● Written problem: Across all the lines below, how many contain the string "page"? Please reply with the number only.

● Material for this exercise:
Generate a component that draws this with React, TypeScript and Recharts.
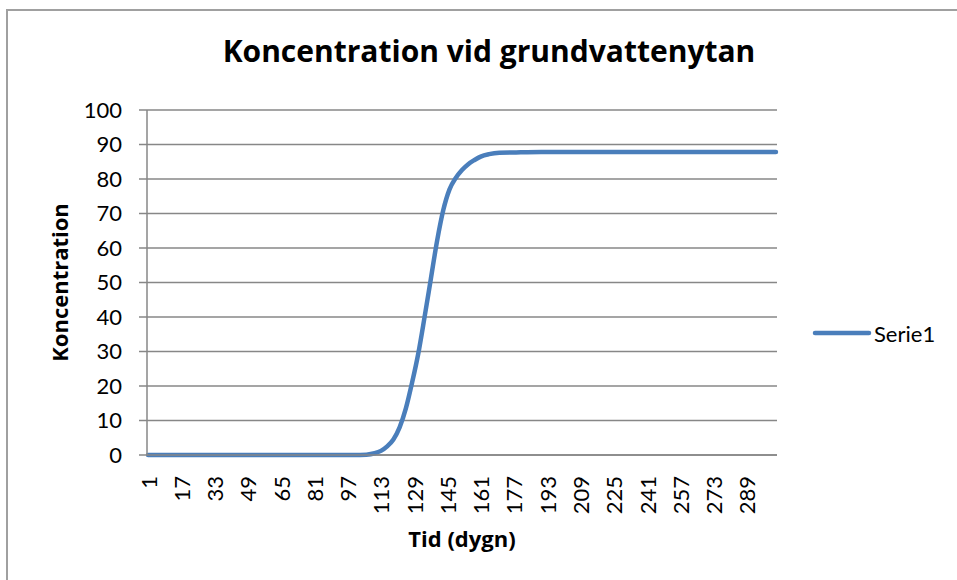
...
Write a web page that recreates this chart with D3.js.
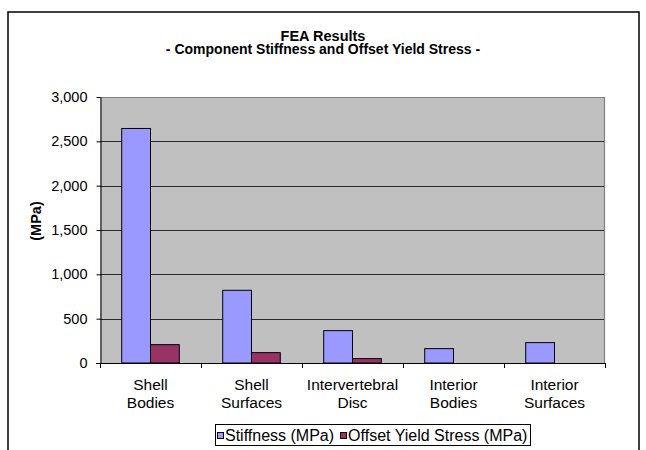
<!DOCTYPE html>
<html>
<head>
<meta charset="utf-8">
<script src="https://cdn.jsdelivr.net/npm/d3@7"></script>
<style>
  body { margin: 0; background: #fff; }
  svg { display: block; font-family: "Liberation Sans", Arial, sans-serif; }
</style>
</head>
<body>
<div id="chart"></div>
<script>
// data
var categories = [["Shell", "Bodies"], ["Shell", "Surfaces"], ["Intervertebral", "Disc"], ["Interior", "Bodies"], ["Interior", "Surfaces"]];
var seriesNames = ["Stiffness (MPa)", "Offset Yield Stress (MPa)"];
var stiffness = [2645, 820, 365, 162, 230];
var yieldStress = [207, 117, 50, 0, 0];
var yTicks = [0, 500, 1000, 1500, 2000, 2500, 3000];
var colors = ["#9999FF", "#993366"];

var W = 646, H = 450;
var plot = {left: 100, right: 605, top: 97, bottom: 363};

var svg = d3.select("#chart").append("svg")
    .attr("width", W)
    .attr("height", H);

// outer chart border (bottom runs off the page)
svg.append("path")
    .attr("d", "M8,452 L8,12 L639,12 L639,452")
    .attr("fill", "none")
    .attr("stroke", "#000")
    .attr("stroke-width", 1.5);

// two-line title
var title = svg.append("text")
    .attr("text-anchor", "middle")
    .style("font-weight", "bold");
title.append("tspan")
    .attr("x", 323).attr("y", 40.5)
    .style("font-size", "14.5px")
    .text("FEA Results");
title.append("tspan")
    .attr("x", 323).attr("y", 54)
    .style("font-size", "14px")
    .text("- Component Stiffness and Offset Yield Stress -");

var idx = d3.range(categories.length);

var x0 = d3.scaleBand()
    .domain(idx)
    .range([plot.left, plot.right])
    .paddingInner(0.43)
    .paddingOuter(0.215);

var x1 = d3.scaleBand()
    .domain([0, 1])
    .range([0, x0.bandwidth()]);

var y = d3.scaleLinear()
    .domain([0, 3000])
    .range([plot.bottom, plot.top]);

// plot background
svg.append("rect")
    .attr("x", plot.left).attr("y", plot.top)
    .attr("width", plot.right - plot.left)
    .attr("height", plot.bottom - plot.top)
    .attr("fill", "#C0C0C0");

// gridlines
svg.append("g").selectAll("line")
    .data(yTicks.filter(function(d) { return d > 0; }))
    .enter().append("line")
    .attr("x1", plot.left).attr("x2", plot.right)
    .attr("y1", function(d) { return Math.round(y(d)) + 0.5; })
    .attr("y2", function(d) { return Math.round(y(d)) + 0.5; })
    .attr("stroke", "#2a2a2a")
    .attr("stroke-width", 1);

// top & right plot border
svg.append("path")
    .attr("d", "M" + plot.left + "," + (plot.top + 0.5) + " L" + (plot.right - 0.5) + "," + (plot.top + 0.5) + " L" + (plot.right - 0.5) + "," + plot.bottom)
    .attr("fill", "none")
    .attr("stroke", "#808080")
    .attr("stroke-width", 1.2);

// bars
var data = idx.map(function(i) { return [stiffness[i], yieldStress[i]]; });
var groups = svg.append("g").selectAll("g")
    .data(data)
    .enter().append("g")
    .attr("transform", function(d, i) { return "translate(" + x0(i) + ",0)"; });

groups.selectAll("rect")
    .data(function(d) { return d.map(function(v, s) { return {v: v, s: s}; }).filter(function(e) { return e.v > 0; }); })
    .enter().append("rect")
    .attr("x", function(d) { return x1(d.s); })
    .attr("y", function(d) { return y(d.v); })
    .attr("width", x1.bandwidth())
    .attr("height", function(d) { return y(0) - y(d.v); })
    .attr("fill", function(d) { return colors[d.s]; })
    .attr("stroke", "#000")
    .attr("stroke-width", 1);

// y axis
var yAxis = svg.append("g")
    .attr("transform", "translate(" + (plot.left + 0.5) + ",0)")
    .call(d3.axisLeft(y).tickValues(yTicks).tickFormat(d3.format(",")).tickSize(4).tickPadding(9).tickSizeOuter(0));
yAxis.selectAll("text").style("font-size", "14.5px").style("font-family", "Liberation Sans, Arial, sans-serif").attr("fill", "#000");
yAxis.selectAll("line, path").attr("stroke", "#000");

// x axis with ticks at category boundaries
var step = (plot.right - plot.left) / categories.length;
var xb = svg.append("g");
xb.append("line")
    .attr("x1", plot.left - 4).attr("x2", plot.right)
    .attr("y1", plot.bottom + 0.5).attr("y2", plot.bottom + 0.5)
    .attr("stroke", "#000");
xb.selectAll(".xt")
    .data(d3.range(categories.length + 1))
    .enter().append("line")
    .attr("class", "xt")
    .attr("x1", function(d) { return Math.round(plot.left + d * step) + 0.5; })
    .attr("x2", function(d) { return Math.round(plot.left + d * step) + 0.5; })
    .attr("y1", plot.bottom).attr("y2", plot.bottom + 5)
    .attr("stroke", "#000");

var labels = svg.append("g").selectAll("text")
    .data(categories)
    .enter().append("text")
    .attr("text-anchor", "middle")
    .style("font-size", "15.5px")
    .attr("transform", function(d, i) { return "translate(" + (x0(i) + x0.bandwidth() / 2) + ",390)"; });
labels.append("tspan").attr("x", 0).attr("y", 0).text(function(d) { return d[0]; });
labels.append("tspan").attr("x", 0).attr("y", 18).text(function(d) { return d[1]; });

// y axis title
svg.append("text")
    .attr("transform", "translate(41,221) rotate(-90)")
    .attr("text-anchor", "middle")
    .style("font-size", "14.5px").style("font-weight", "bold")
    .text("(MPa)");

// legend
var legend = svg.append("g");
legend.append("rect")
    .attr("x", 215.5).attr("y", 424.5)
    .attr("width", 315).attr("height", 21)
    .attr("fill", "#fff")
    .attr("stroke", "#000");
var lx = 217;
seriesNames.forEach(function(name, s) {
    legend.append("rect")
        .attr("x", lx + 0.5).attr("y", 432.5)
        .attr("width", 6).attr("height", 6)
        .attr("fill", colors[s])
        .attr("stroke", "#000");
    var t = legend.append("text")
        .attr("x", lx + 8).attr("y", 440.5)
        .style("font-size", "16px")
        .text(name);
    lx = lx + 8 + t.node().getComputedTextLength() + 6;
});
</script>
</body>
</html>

● Written answer: 2